Start

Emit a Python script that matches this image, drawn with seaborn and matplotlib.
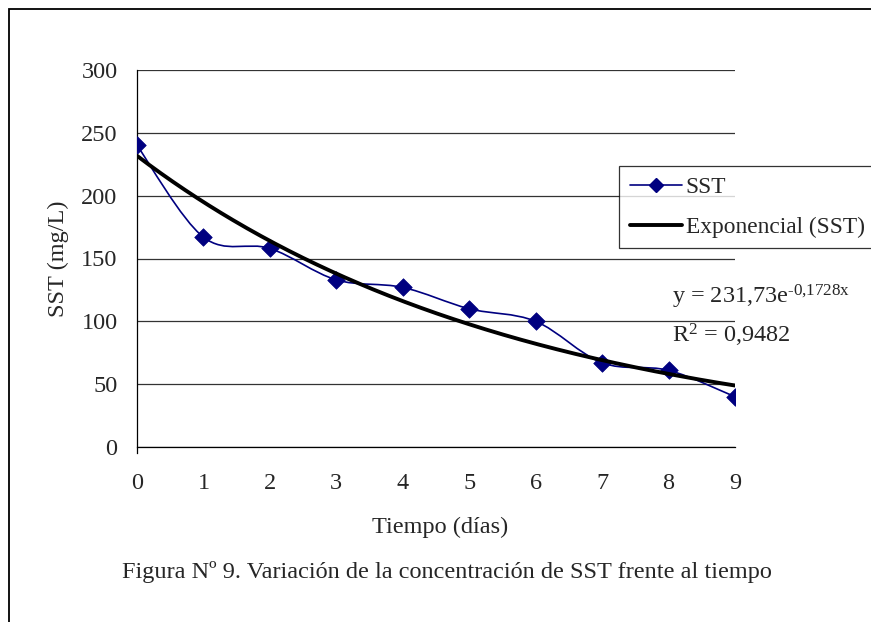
import numpy as np
import pandas as pd
import seaborn as sns
import matplotlib.pyplot as plt
from matplotlib.path import Path
from matplotlib.patches import PathPatch, Rectangle
from matplotlib.lines import Line2D

DIAS = [0, 1, 2, 3, 4, 5, 6, 7, 8, 9]
SST = [240, 167, 158, 133, 127, 110, 100, 67, 61, 40]
Y_TICKS = [0, 50, 100, 150, 200, 250, 300]
# trend line coefficients as printed on the chart
TREND_A = 231.73
TREND_B = -0.1728
EQ_LABEL = r'y = 231,73e$^{\text{-0,1728x}}$'
R2_LABEL = 'R$^2$ = 0,9482'
CAPTION = 'Figura Nº 9. Variación de la concentración de SST frente al tiempo'

FS = 17.5


def smooth_path(x, y):
    # excel style smoothed line: bezier through the points
    verts = [(x[0], y[0])]
    codes = [Path.MOVETO]
    n = len(x)
    for i in range(n - 1):
        x0, y0 = (x[i - 1], y[i - 1]) if i > 0 else (x[i], y[i])
        x3, y3 = (x[i + 2], y[i + 2]) if i + 2 < n else (x[i + 1], y[i + 1])
        c1 = (x[i] + (x[i + 1] - x0) / 6, y[i] + (y[i + 1] - y0) / 6)
        c2 = (x[i + 1] - (x3 - x[i]) / 6, y[i + 1] - (y3 - y[i]) / 6)
        verts += [c1, c2, (x[i + 1], y[i + 1])]
        codes += [Path.CURVE4] * 3
    return Path(verts, codes)


def main():
    sns.set_style('white')
    plt.rcParams['font.family'] = ['Liberation Serif', 'DejaVu Serif']
    plt.rcParams['mathtext.fontset'] = 'custom'
    plt.rcParams['mathtext.rm'] = 'Liberation Serif'
    plt.rcParams['mathtext.it'] = 'Liberation Serif'

    df = pd.DataFrame({'dias': DIAS, 'sst': SST})
    xs = np.linspace(0, 9, 300)
    trend = pd.DataFrame({'dias': xs, 'sst': TREND_A * np.exp(TREND_B * xs)})

    fig = plt.figure(figsize=(8.71, 6.22), dpi=100)
    ax = fig.add_axes([137 / 871, 1 - 447 / 622, (735 - 137) / 871, (447 - 70) / 622])

    ax.add_patch(PathPatch(smooth_path(DIAS, SST), facecolor='none',
                           edgecolor='#000080', lw=1.2, zorder=3))
    sns.scatterplot(data=df, x='dias', y='sst', marker='D', s=80, color='#000080',
                    edgecolor='#000080', linewidth=0.5, ax=ax, zorder=4)
    sns.lineplot(data=trend, x='dias', y='sst', color='black', lw=2.8, ax=ax, zorder=5)

    ax.set_xlim(0, 9)
    ax.set_ylim(0, 300)
    ax.set_xticks(DIAS)
    ax.set_yticks(Y_TICKS)
    ax.set_xticklabels([str(d) for d in DIAS], fontsize=FS)
    ax.set_yticklabels([str(t) for t in Y_TICKS], fontsize=FS)
    ax.tick_params(axis='both', direction='out', length=6, width=0.9, color='black')
    ax.tick_params(axis='y', pad=8)
    ax.tick_params(axis='x', pad=13)
    ax.yaxis.grid(True, color='#333333', lw=0.9)
    ax.set_axisbelow(True)
    for s in ['top', 'right']:
        ax.spines[s].set_visible(False)
    for s in ['left', 'bottom']:
        ax.spines[s].set_color('black')
        ax.spines[s].set_linewidth(0.9)
    ax.spines['left'].set_bounds(-5, 300)
    ax.set_xlabel('')
    ax.set_ylabel('SST (mg/L)', fontsize=FS)
    ax.yaxis.set_label_coords(-0.113, 0.5)

    fig.text(440 / 871, 1 - 527 / 622, 'Tiempo (días)', fontsize=FS, ha='center', va='center')
    fig.text(447 / 871, 1 - 572 / 622, CAPTION, fontsize=FS, ha='center', va='center')

    fig.text(672 / 871, 1 - 297 / 622, EQ_LABEL, fontsize=FS, ha='left', va='center')
    fig.text(672 / 871, 1 - 335 / 622, R2_LABEL, fontsize=FS, ha='left', va='center')

    handles = [
        Line2D([], [], color='#000080', lw=1.2, marker='D', markersize=7),
        Line2D([], [], color='black', lw=2.8),
    ]
    leg = fig.legend(handles, ['SST', 'Exponencial (SST)'], loc='upper left',
                     bbox_to_anchor=(619 / 871, 1 - 166 / 622), fontsize=16.8,
                     frameon=True, fancybox=False, handlelength=2.25, handletextpad=0.15,
                     borderpad=0.45, labelspacing=0.8, borderaxespad=0)
    leg.get_frame().set_edgecolor('black')
    leg.get_frame().set_linewidth(0.9)

    # outer chart border (cut off at right and bottom)
    fig.add_artist(Rectangle((9 / 871, -0.1), 1.2, 1 - 9 / 622 + 0.1, transform=fig.transFigure,
                             fill=False, edgecolor='black', lw=1.3))

    fig.savefig('out.png', dpi=100)


if __name__ == '__main__':
    main()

End

*WHAT YOU WILL DO*
Output exactly the span of lines from the top of the listing through the line holding "lw=2.8, ax=ax, zorder=5)", and leave every picture out.

*ANSWER*
Emit a Python script that matches this image, drawn with seaborn and matplotlib.
import numpy as np
import pandas as pd
import seaborn as sns
import matplotlib.pyplot as plt
from matplotlib.path import Path
from matplotlib.patches import PathPatch, Rectangle
from matplotlib.lines import Line2D

DIAS = [0, 1, 2, 3, 4, 5, 6, 7, 8, 9]
SST = [240, 167, 158, 133, 127, 110, 100, 67, 61, 40]
Y_TICKS = [0, 50, 100, 150, 200, 250, 300]
# trend line coefficients as printed on the chart
TREND_A = 231.73
TREND_B = -0.1728
EQ_LABEL = r'y = 231,73e$^{\text{-0,1728x}}$'
R2_LABEL = 'R$^2$ = 0,9482'
CAPTION = 'Figura Nº 9. Variación de la concentración de SST frente al tiempo'

FS = 17.5


def smooth_path(x, y):
    # excel style smoothed line: bezier through the points
    verts = [(x[0], y[0])]
    codes = [Path.MOVETO]
    n = len(x)
    for i in range(n - 1):
        x0, y0 = (x[i - 1], y[i - 1]) if i > 0 else (x[i], y[i])
        x3, y3 = (x[i + 2], y[i + 2]) if i + 2 < n else (x[i + 1], y[i + 1])
        c1 = (x[i] + (x[i + 1] - x0) / 6, y[i] + (y[i + 1] - y0) / 6)
        c2 = (x[i + 1] - (x3 - x[i]) / 6, y[i + 1] - (y3 - y[i]) / 6)
        verts += [c1, c2, (x[i + 1], y[i + 1])]
        codes += [Path.CURVE4] * 3
    return Path(verts, codes)


def main():
    sns.set_style('white')
    plt.rcParams['font.family'] = ['Liberation Serif', 'DejaVu Serif']
    plt.rcParams['mathtext.fontset'] = 'custom'
    plt.rcParams['mathtext.rm'] = 'Liberation Serif'
    plt.rcParams['mathtext.it'] = 'Liberation Serif'

    df = pd.DataFrame({'dias': DIAS, 'sst': SST})
    xs = np.linspace(0, 9, 300)
    trend = pd.DataFrame({'dias': xs, 'sst': TREND_A * np.exp(TREND_B * xs)})

    fig = plt.figure(figsize=(8.71, 6.22), dpi=100)
    ax = fig.add_axes([137 / 871, 1 - 447 / 622, (735 - 137) / 871, (447 - 70) / 622])

    ax.add_patch(PathPatch(smooth_path(DIAS, SST), facecolor='none',
                           edgecolor='#000080', lw=1.2, zorder=3))
    sns.scatterplot(data=df, x='dias', y='sst', marker='D', s=80, color='#000080',
                    edgecolor='#000080', linewidth=0.5, ax=ax, zorder=4)
    sns.lineplot(data=trend, x='dias', y='sst', color='black', lw=2.8, ax=ax, zorder=5)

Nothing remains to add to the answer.